You don't enable this — it's selected by the planner.

Demand notes

Deep traversals declare All upstream by nature. The optimisation surface is the predicate: shape and like checks bypass the per-node lambda evaluation entirely.

Practical examples

# Find every node with an "id" key (anywhere in the tree)
$..find(@.id?)

# Find all numbers
$..find(@ is number)

# Every object that has both id + name keys
$..shape({id, name})

# Every object where a field equals a specific value
$..like({status: "error"})

# Locate an event by ID inside a deeply nested tree
$..match! { {id: 42} -> @, _ -> null }

# Walk every node, transforming strings to upper
$.walk(node => node.upper() if node is string else node)

# Trace paths from root to nodes matching a predicate
$.trace_path(@.is_admin?)
# → [["users",0],["users",2]]

# Bulk audit: find every "secret"-named field
$..find(@.secret?)

Membership and Predicates

Tests and small helpers.

`or(default)`

Signature: Any, Any -> Any
Behavior: If self is null, return default. Otherwise return self.

QUERY:  null.or("default")     OUT: "default"
QUERY:  "hi".or("default")     OUT: "hi"

Equivalent to ?? default but reads better in chains:

$.user.name.or("anon")

`has(key)`

Signature: Object|Array, KeyOrIndex -> Bool
Behavior: True if the key exists (objects) or index is in range (arrays).

QUERY:  {"a":1,"b":2}.has("a")     OUT: true
QUERY:  {"a":1}.has("b")     OUT: false
QUERY:  [1,2,3].has(2)     OUT: true
QUERY:  [1,2,3].has(5)     OUT: false

The has operator (x has y) is sugar for x.includes(y) — distinct from this method.

`missing(...keys)`

⚠ Broken in v0.5 — empirically returns false instead of the array of missing keys. Compute manually until fixed:
["host", "port", "user"].filter(k => not $.config.has_path(k))
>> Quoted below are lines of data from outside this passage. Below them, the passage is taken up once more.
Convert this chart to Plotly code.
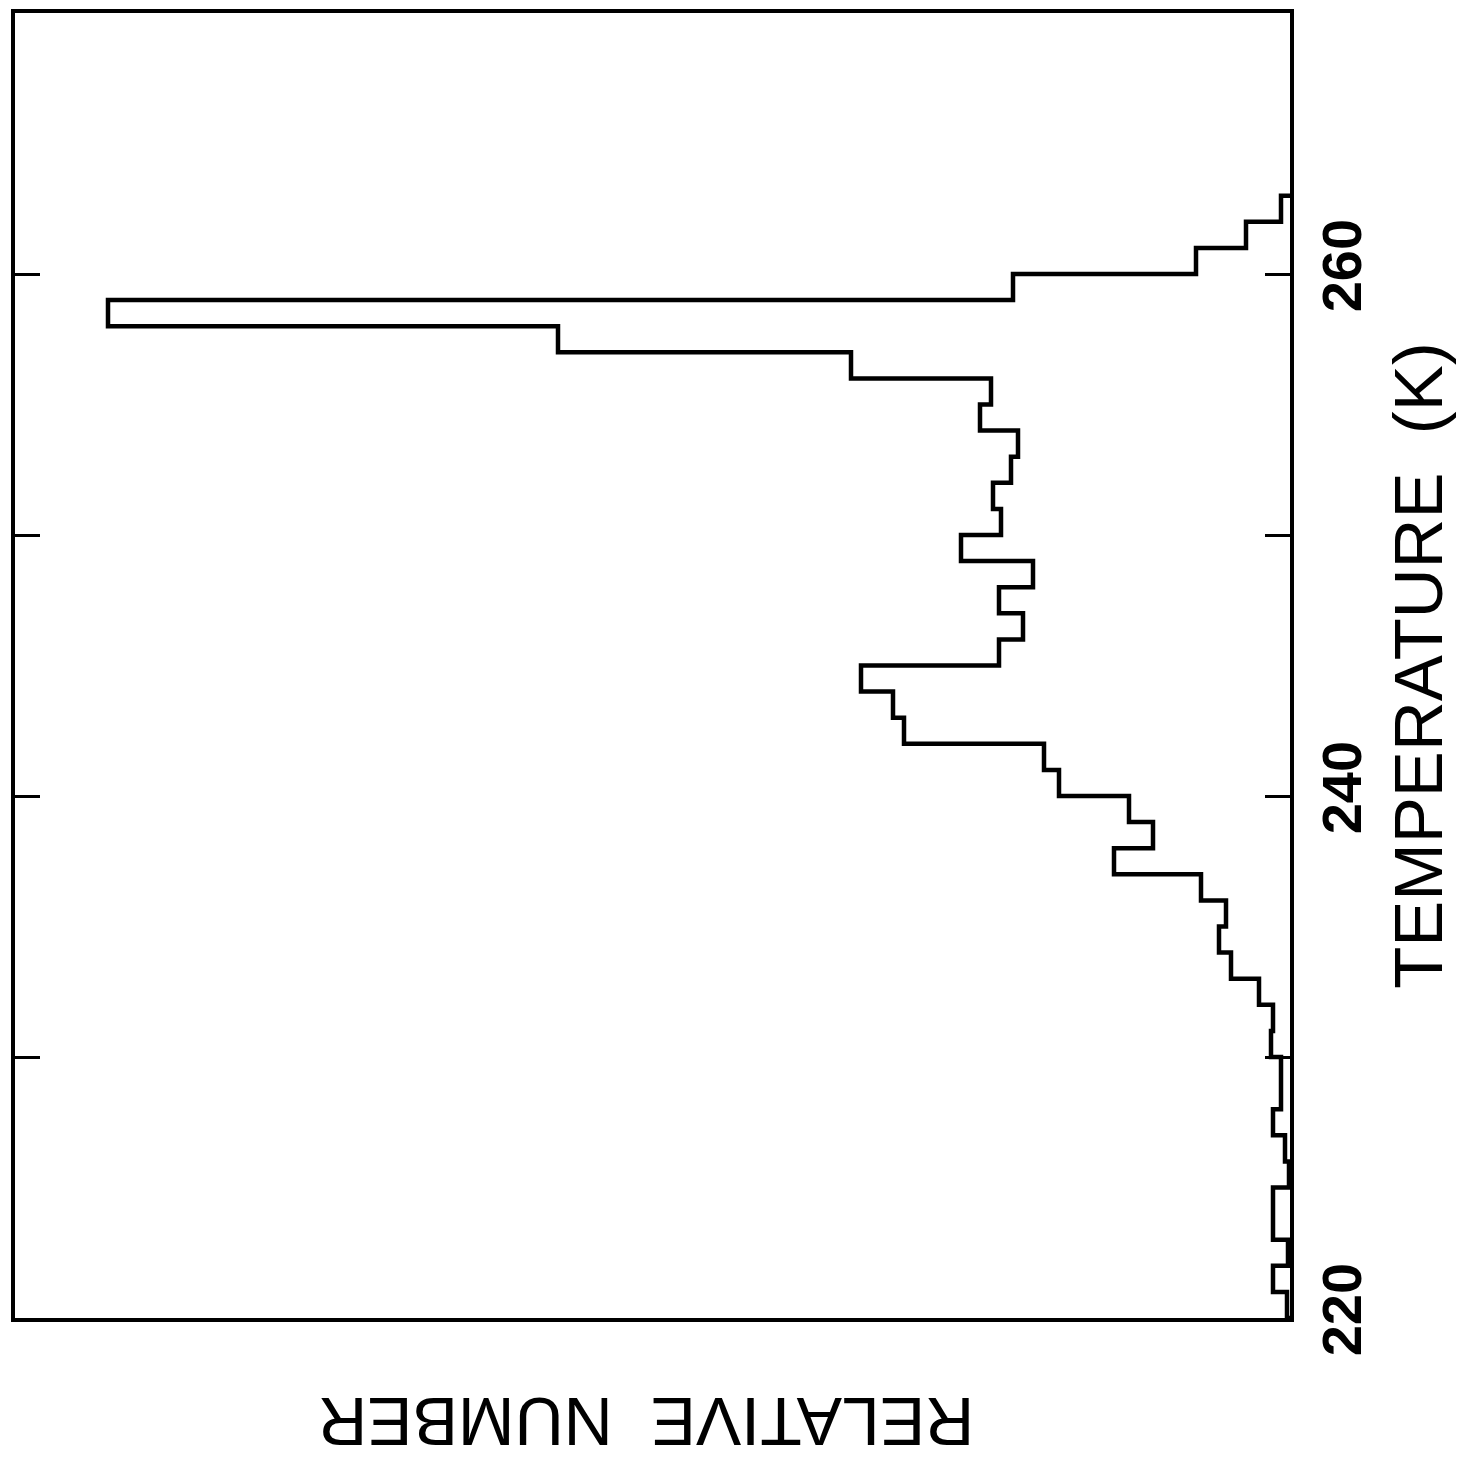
import plotly.graph_objects as go

# Temperature bins (K), 1 K wide, lower edges 220..262
bin_lower = list(range(220, 263))
bin_upper_last = 263
# Relative number in each bin (arbitrary units)
rel_number = [0.3, 1.7, 0.2, 1.7, 1.7, 0.1, 0.5, 1.7, 0.9, 0.9,
              1.9, 1.7, 3.1, 5.9, 7.1, 6.4, 8.9, 17.6, 13.7, 16.1,
              23.1, 24.6, 38.6, 39.7, 42.9, 29.1, 26.7, 29.1, 25.7, 32.9,
              28.9, 29.7, 27.9, 27.2, 31.0, 29.9, 43.9, 73.2, 118.2, 27.7,
              9.4, 4.4, 0.9]

tick_vals = [220, 230, 240, 250, 260]
tick_text = ["220", "", "240", "", "260"]

# step outline: x = counts, y = bin edges
xs = [0] + rel_number + [0]
ys = [bin_lower[0]] + bin_lower + [bin_upper_last]

fig = go.Figure()
fig.add_trace(go.Scatter(
    x=xs, y=ys, mode="lines", line=dict(shape="vh", color="black", width=4.5),
    hoverinfo="skip", showlegend=False))

font = "Liberation Sans, Arial, sans-serif"

fig.update_layout(
    width=1457, height=1459,
    margin=dict(l=15, r=167, t=13, b=141),
    paper_bgcolor="white", plot_bgcolor="white",
    xaxis=dict(range=[127.5, 0], showgrid=False, zeroline=False,
               showticklabels=False, ticks="", showline=True, mirror=True,
               linecolor="black", linewidth=4, automargin=False),
    yaxis=dict(range=[220, 270], side="right", showgrid=False, zeroline=False,
               tickvals=tick_vals, ticktext=tick_text, ticks="inside",
               ticklen=25, tickwidth=3, tickcolor="black",
               showline=True, mirror="ticks", linecolor="black", linewidth=4,
               tickangle=-90, ticklabelstandoff=0, automargin=False,
               tickfont=dict(family=font, size=56, color="black", weight="bold"),
               title=dict(text="TEMPERATURE\u00a0\u00a0(K)", standoff=33,
                          font=dict(family=font, size=69, color="black"))),
    annotations=[dict(text="RELATIVE\u00a0\u00a0NUMBER", textangle=180,
                      xref="paper", yref="paper", x=0.495, y=-0.0797,
                      xanchor="center", yanchor="middle", showarrow=False,
                      font=dict(family=font, size=68, color="black"))],
)

fig.write_html("out.html")
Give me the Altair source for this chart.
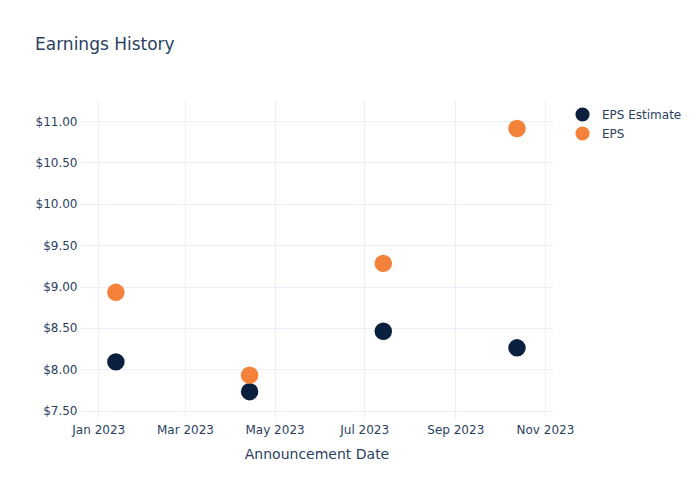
import altair as alt
import pandas as pd

dates = ["2023-01-13T00:00:00", "2023-04-14T00:00:00", "2023-07-14T00:00:00", "2023-10-13T00:00:00"]
eps_estimate = [8.09, 7.73, 8.46, 8.26]
eps_actual = [8.93, 7.93, 9.28, 10.91]
series_names = ["EPS Estimate", "EPS"]
series_colors = ["#0b1f3f", "#f5823a"]
y_ticks = [7.5, 8.0, 8.5, 9.0, 9.5, 10.0, 10.5, 11.0]

rows = []
for d, v in zip(dates, eps_estimate):
    rows.append({"date": d, "value": v, "series": "EPS Estimate", "order": 0})
for d, v in zip(dates, eps_actual):
    rows.append({"date": d, "value": v, "series": "EPS", "order": 1})
df = pd.DataFrame(rows)

FONT = "DejaVu Sans"
TXT = "#2a3f5f"
GRID = "#ebf0f8"

x_ticks = [alt.DateTime(year=2023, month=m, date=1) for m in [1, 3, 5, 7, 9, 11]]

chart = alt.Chart(df).mark_circle(size=305, opacity=1).encode(
    x=alt.X(
        "date:T",
        title="Announcement Date",
        scale=alt.Scale(domain=[alt.DateTime(year=2022, month=12, date=19, hours=14),
                                alt.DateTime(year=2023, month=11, date=6, hours=12)]),
        axis=alt.Axis(values=x_ticks, format="%b %Y", ticks=False, domain=False,
                      gridColor=GRID, labelPadding=6, titlePadding=12,
                      labelFontSize=12, titleFontSize=14, titleFontWeight="normal"),
    ),
    y=alt.Y(
        "value:Q",
        title=None,
        scale=alt.Scale(domain=[7.412, 11.254], nice=False, zero=False),
        axis=alt.Axis(values=y_ticks, format="$.2f", ticks=False, domain=False,
                      gridColor=GRID, labelPadding=3, labelFontSize=12),
    ),
    color=alt.Color(
        "series:N",
        scale=alt.Scale(domain=series_names, range=series_colors),
        legend=alt.Legend(title=None, orient="none", legendX=495, legendY=7,
                          symbolSize=200, symbolType="circle", labelFontSize=12,
                          rowPadding=4, symbolStrokeWidth=0, labelOffset=12),
    ),
    order=alt.Order("order:Q"),
).properties(
    width=473,
    height=318,
    title=alt.TitleParams("Earnings History", anchor="start", offset=46,
                          fontSize=17, fontWeight="normal", color=TXT, font=FONT),
    autosize=alt.AutoSizeParams(type="none"),
    padding={"left": 80, "top": 100, "right": 147, "bottom": 82},
).configure_view(
    stroke=None
).configure_axis(
    labelFont=FONT, titleFont=FONT, labelColor=TXT, titleColor=TXT
).configure_legend(
    labelFont=FONT, labelColor=TXT
)

chart.save("out.html", embed_options={"renderer": "svg", "actions": False})
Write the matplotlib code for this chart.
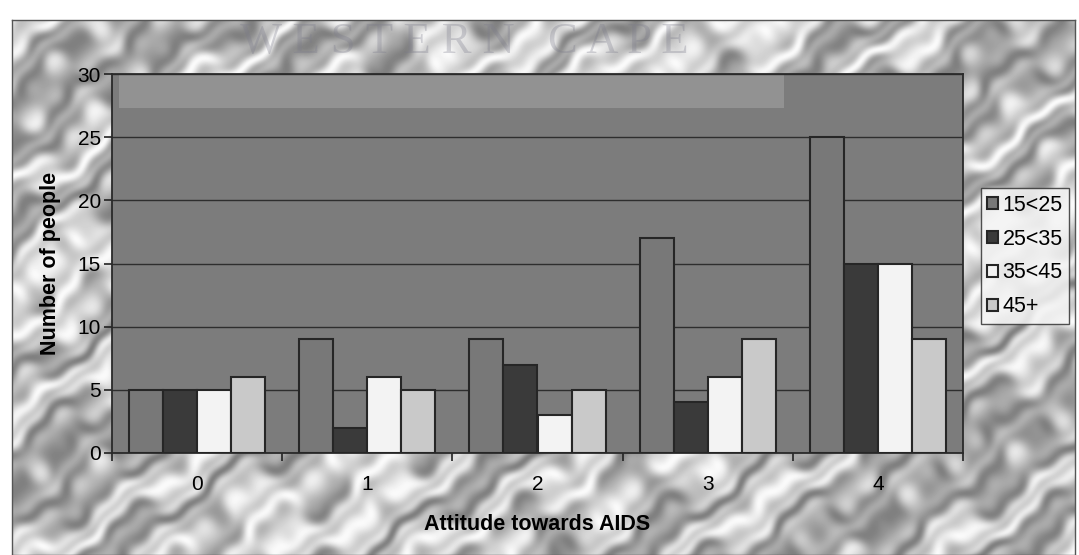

Signature (intended): Object, ...String -> Array<String>
Behavior (intended): Return the subset of provided keys that are not present.

`includes(value)` (alias `contains`)

Signature: Array|String, Any -> Bool
Behavior: Membership.

QUERY:  [1,2,3].includes(2)           OUT: true
QUERY:  "hello".includes("ell")       OUT: true

`index(value)`

Signature: Array|String, Any -> Number | null
Behavior: Index of first occurrence; null if not found.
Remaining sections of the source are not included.